As if that wasn’t enough, I’ve been trying to keep up the momentum on scanning old slides, which leads to today’s little picture story.
The latest batch of slides were taken in 1994 when I was working as a Housing Officer in Bow, East London. Having left my previous housing job in nearby Poplar (where I lived) to spend a year travelling solo in SE Asia I applied for a job with Bow neighbourhood, was accepted and offered a position as Housing Officer on the Lefevre Estate. The name sounded far better than the reality. The Estate consisted of a series of brutalist 1970s deck access maisonettes linked together by walkways. Our office, located on the estate, wasn’t much better. Even so, I really enjoyed working there. When I accepted the job I’d been told that the estate was due to be transferred to a new Government quango called a Housing Action Trust (HAT), one of only 5 in the country. This would manage the complete redevelopment of the estate and 2 others adjacent. I had the option of staying with the council and being transferred to another housing job on another estate or being TUPE’d across to the HAT when it was established. Being adventurous and liking what the embryonic HAT Management team told me about what to expect and the opportunities to broaden my skills that would be on offer, I decided to sign up.

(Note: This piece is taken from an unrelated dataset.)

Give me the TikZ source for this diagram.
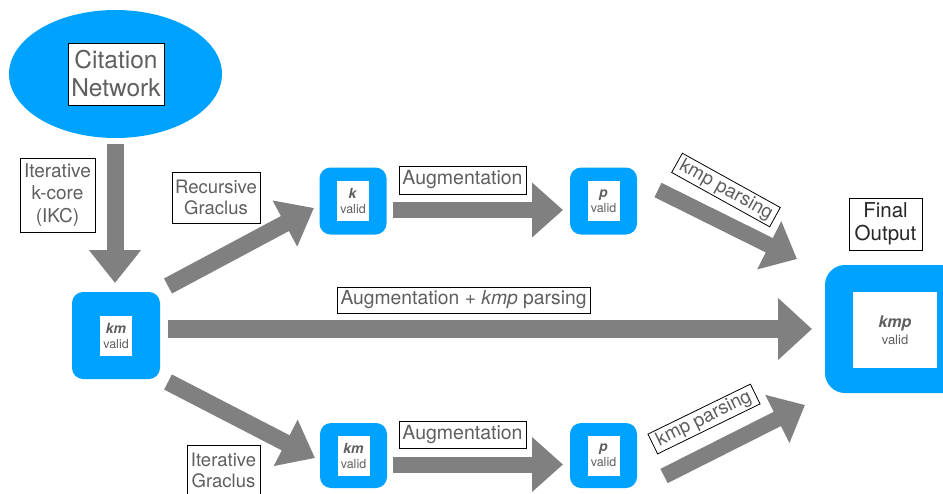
\documentclass[tikz,border=0pt]{standalone}
\usepackage{fontspec}
\setmainfont{TeX Gyre Heros}
\usetikzlibrary{arrows.meta,shapes.geometric}
\definecolor{kblue}{RGB}{0,162,255}
\definecolor{kgray}{RGB}{128,128,128}
\definecolor{ktext}{RGB}{95,95,95}
\begin{document}
\begin{tikzpicture}[x=1pt,y=-1pt,
  lbl/.style={draw=black, line width=0.8pt, fill=white, text=ktext, align=center, inner sep=0.5pt},
  bluebox/.style={fill=kblue, rounded corners=11pt, minimum width=67pt, minimum height=67pt, inner sep=0pt},
  innerbox/.style={fill=white, text=ktext, align=center, inner sep=0pt, minimum width=32pt, minimum height=40pt, font=\fontsize{12.5}{15}\selectfont},
  fat/.style={draw=kgray, line width=17pt, -{Triangle[length=33pt,width=50pt]}},
]
\useasboundingbox (0,0) rectangle (943,493);

% source
\node[ellipse, fill=kblue, minimum width=213pt, minimum height=128pt, inner sep=0pt] (net) at (115.5,74) {};
\node[lbl, minimum width=96pt, minimum height=62pt, font=\fontsize{24.5}{28}\selectfont] (netl) at (116,74) {Citation\\Network};

% blue boxes
\node[bluebox, minimum width=88pt, minimum height=87pt] (km) at (116,335.5) {};
\node[innerbox] (kmi) at (km) {{\fontsize{14}{15}\selectfont\textbf{\textit{km}}}\\valid};

\node[bluebox] (k) at (353,201) {};
\node[innerbox] (ki) at (k) {{\fontsize{14}{15}\selectfont\textbf{\textit{k}}}\\valid};
\node[bluebox] (p1) at (603.5,201) {};
\node[innerbox] (p1i) at (p1) {{\fontsize{14}{15}\selectfont\textbf{\textit{p}}}\\valid};

\node[bluebox, minimum height=65pt] (km2) at (353.5,455.5) {};
\node[innerbox] (km2i) at (km2) {{\fontsize{14}{15}\selectfont\textbf{\textit{km}}}\\valid};
\node[bluebox, minimum height=65pt] (p2) at (603.5,455.5) {};
\node[innerbox] (p2i) at (p2) {{\fontsize{14}{15}\selectfont\textbf{\textit{p}}}\\valid};

\node[bluebox, rounded corners=20pt, minimum width=140pt, minimum height=128pt] (fin) at (895,329) {};
\node[innerbox, minimum width=84pt, minimum height=76pt, font=\fontsize{13}{17}\selectfont] (fini) at (895,330) {{\fontsize{16}{17}\selectfont\textbf{\textit{kmp}}}\\valid};

% arrows
\coordinate (a1s) at (115,144); \coordinate (a1e) at (115,283);
\draw[fat] (a1s) -- (a1e);
\coordinate (a2s) at (168,286); \coordinate (a2e) at (314,208);
\draw[fat] (a2s) -- (a2e);
\coordinate (a3s) at (168,382); \coordinate (a3e) at (315,458);
\draw[fat] (a3s) -- (a3e);
\coordinate (a4s) at (168,329); \coordinate (a4e) at (812,329);
\draw[fat, line width=18pt, -{Triangle[length=34pt,width=60pt]}] (a4s) -- (a4e);
\coordinate (a5s) at (393,210); \coordinate (a5e) at (563,210);
\draw[fat, line width=16pt, -{Triangle[length=31pt,width=53pt]}] (a5s) -- (a5e);
\coordinate (a6s) at (393,464.5); \coordinate (a6e) at (563,464.5);
\draw[fat, line width=16pt, -{Triangle[length=31pt,width=53pt]}] (a6s) -- (a6e);
\coordinate (a7s) at (658,190); \coordinate (a7e) at (797,259);
\draw[fat, line width=16pt, -{Triangle[length=31pt,width=52pt]}] (a7s) -- (a7e);
\coordinate (a8s) at (664,476); \coordinate (a8e) at (805,405);
\draw[fat, line width=16pt, -{Triangle[length=31pt,width=52pt]}] (a8s) -- (a8e);

% labels
\node[lbl, minimum width=75pt, minimum height=74pt, font=\fontsize{19}{22.5}\selectfont] (ikc) at (57.5,195) {Iterative\\k-core\\(IKC)};
\node[lbl, minimum width=88pt, minimum height=51pt, font=\fontsize{18.5}{21.5}\selectfont] (rg) at (216,197.5) {Recursive\\Graclus};
\node[lbl, minimum width=73pt, minimum height=51pt, font=\fontsize{18.5}{21.5}\selectfont] (ig) at (223.5,470.5) {Iterative\\Graclus};
\node[lbl, minimum width=127pt, minimum height=28pt, font=\fontsize{19.5}{20}\selectfont] (aug1) at (462.5,180) {Augmentation};
\node[lbl, minimum width=127pt, minimum height=27pt, font=\fontsize{19.5}{20}\selectfont] (aug2) at (462.5,434.5) {Augmentation};
\node[lbl, minimum width=253pt, minimum height=26pt, font=\fontsize{19.3}{20}\selectfont] (augk) at (463.5,300) {Augmentation + \textit{kmp} parsing};
\node[lbl, text=black!85, minimum width=73pt, minimum height=52pt, font=\fontsize{20.5}{23.5}\selectfont] (fo) at (885.5,224) {Final\\Output};
\node[lbl, rotate=-29, minimum width=112pt, minimum height=22pt, font=\fontsize{19}{20}\selectfont] (kp1) at (726,190) {kmp parsing};
\node[lbl, rotate=26, minimum width=114pt, minimum height=22pt, font=\fontsize{19}{20}\selectfont] (kp2) at (704,419) {kmp parsing};
\end{tikzpicture}
\end{document}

This meant that I stayed on the HAT estates for the rest of my housing career. A decision I never regretted although I’d no idea at that time what my future career looked like. I could write a book about those times, but that’s not the purpose of this blog. Instead, I’m going to talk about something else – one of the railways of that part of the East End and the changing face of London.
Our office on Lefevre Walk backed onto what had been a scrapyard, but before that it had been a railway. The North London Railway. It had been a Southerly branch from what’s still the North London Line (now the Overground) running through Old Ford, Poplar and Bow down to the London docks. I moved to East London in 1986 so never knew this line when it was open as it had closed a couple of years before. In those last days it had been a freight only line although I could still see the remains of some of the old stations like Bow Rd which had all closed in 1944 due to enemy action.
Sadly, I never researched the route by getting any books on the NLR. Nowadays it’s so easy just to look stuff up on the internet, but not in 1994. So, whilst I knew that the old scrapyard outside my office window (known as Yallop’s Yard) had been an old railway goods yard I never knew at the time there’d been an old railway station on part of the site. In some ways that’s not too surprising. The area looked completely different as in the 1970s an urban motorway (the A102M) had cut a swathe through the old factories and homes in the Lea Valley. Here’s some of the pictures I took in 1994, then I’ll link to something that shows you how it used to look even earlier. To say you wouldn’t recognise it now is an understatement. I don’t recognise the 1950s photos. Today, if you visited the area, you wouldn’t recognise it from my 1994 pictures either!


Here’s a zoom shot showing the course of the North London Railway heading South. The first bridge is where the Great Eastern main line crosses. The second is the link from the GEML at Bow junction to the former London Tilbury and Southend line to Fenchurch St at Gas Factory Junction. The NLR route had been converted into a linear park several years previously (at considerable expense) but was now being taken for housing as London’s population – which had been shrinking since World War 2 was suddenly expanding again. See the red roofed building below the tower blocks? If you look to the right you can just make out the platforms of Bow Rd DLR station.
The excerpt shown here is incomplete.